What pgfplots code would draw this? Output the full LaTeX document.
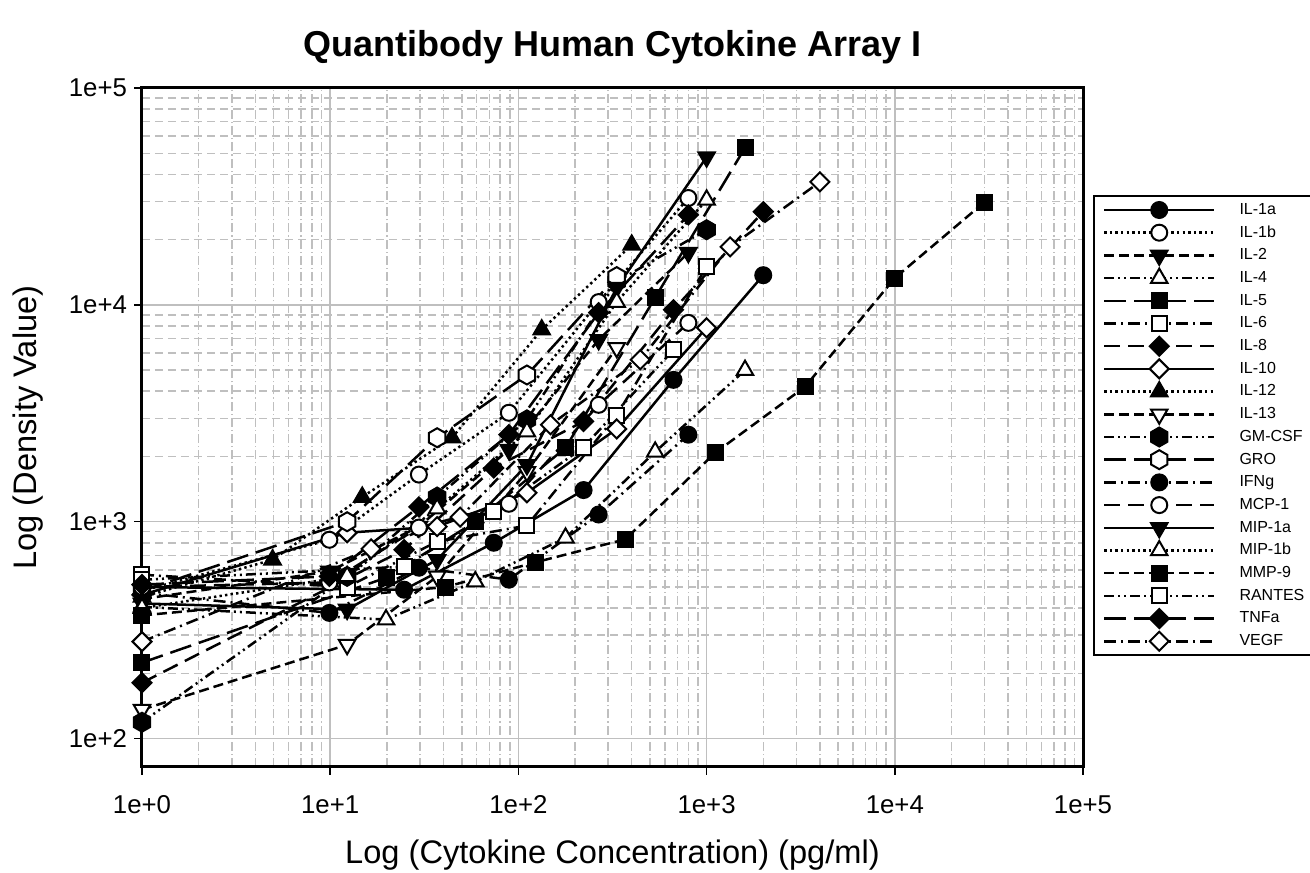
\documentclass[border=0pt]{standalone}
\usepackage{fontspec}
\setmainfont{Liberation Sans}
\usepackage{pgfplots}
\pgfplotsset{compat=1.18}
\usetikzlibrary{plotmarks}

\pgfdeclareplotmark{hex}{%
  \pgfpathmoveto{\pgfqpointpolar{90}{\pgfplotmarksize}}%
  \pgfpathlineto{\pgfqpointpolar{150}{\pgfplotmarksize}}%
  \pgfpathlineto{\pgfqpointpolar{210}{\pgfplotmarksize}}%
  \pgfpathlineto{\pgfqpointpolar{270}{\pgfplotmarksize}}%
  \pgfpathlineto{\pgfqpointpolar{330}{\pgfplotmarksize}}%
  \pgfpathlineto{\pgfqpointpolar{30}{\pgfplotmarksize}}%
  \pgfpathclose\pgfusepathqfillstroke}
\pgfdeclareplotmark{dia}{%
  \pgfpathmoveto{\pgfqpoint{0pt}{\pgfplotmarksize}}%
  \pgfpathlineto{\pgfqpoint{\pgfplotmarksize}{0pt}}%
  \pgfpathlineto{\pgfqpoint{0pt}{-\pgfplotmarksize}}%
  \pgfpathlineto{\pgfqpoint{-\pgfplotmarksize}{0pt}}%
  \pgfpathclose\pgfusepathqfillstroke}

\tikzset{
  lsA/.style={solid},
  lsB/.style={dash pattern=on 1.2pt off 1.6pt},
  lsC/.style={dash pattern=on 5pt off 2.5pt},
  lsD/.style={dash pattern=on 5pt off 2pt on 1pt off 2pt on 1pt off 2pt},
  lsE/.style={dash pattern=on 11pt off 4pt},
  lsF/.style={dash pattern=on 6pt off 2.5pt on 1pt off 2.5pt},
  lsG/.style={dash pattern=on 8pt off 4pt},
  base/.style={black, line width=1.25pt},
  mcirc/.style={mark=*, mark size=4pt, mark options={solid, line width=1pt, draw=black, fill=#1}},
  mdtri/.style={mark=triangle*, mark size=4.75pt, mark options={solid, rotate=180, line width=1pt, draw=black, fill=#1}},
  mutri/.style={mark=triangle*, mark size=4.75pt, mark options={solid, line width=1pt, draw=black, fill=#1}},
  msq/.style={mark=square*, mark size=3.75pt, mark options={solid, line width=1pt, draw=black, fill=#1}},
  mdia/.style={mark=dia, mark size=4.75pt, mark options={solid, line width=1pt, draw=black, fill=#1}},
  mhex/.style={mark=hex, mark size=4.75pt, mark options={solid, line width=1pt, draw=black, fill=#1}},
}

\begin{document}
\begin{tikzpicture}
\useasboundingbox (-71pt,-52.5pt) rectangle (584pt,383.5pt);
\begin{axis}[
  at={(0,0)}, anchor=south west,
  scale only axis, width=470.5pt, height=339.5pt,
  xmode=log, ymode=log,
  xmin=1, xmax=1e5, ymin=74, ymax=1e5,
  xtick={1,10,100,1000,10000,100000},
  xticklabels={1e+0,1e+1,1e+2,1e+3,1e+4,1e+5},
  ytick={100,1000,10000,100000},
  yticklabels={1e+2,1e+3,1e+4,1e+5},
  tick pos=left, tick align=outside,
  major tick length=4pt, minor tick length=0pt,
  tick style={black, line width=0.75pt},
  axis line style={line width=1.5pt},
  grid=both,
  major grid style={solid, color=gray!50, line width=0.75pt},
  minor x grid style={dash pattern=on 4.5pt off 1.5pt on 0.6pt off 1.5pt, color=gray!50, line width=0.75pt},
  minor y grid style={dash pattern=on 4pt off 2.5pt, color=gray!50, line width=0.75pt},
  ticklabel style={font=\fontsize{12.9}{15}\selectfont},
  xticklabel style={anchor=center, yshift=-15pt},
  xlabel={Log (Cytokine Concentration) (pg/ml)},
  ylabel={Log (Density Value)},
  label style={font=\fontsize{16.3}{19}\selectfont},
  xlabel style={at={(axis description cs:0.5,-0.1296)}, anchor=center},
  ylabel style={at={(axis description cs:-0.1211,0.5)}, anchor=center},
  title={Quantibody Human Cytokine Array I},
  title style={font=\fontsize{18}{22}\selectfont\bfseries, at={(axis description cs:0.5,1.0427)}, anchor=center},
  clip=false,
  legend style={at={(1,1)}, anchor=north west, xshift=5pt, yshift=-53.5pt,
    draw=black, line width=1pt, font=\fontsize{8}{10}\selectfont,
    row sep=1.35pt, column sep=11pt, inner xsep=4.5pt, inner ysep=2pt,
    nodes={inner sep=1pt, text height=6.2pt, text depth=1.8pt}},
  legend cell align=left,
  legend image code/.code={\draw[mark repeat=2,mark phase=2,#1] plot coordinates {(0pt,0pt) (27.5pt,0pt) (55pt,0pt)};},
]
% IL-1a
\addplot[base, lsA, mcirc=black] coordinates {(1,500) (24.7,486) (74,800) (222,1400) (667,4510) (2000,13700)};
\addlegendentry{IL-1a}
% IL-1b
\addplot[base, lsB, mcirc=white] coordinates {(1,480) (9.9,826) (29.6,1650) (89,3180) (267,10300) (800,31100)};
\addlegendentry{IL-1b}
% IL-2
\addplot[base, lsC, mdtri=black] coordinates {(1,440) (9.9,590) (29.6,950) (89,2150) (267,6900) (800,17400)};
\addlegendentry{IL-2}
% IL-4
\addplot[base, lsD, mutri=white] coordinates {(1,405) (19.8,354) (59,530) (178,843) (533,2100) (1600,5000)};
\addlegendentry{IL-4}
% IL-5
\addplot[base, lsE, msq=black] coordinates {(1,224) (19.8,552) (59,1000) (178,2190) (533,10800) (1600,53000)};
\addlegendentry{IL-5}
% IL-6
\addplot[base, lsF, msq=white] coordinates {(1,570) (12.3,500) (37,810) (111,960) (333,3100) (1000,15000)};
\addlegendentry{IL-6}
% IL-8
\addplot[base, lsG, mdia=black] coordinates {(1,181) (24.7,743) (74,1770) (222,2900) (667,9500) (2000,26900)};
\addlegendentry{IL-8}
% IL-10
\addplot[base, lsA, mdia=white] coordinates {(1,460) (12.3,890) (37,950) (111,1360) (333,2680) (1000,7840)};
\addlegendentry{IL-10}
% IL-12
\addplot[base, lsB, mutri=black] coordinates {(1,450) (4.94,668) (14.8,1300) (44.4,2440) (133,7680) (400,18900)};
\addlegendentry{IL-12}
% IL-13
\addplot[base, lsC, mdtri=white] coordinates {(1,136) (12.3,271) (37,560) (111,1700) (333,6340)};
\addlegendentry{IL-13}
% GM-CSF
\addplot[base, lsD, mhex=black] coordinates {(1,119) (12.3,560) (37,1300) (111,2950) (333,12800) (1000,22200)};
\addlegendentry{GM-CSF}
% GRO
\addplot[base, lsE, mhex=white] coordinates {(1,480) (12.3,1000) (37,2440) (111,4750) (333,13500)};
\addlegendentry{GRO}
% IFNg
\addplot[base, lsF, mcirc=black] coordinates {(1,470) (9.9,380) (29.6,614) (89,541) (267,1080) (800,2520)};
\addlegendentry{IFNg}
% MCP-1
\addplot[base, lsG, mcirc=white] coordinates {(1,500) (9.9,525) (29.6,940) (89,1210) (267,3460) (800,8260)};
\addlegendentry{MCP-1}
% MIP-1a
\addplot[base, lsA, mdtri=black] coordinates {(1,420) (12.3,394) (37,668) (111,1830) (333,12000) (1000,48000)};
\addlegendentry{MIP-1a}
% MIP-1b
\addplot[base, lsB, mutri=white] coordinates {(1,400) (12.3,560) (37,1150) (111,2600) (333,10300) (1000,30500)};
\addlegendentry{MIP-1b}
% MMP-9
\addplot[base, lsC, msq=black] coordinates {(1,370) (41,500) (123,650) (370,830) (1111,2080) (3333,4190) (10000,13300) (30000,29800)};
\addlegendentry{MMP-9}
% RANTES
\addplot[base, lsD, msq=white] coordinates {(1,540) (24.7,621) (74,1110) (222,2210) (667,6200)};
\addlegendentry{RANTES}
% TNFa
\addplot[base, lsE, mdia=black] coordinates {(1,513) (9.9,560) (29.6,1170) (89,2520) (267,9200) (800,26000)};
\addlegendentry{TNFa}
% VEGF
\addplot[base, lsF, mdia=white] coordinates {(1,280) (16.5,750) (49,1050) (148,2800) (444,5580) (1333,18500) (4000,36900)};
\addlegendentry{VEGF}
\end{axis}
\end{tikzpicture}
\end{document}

-------------------------

◆ To do: Count each line above in which the string "code" appears, then state only the total.

◆ Exercise answer: 2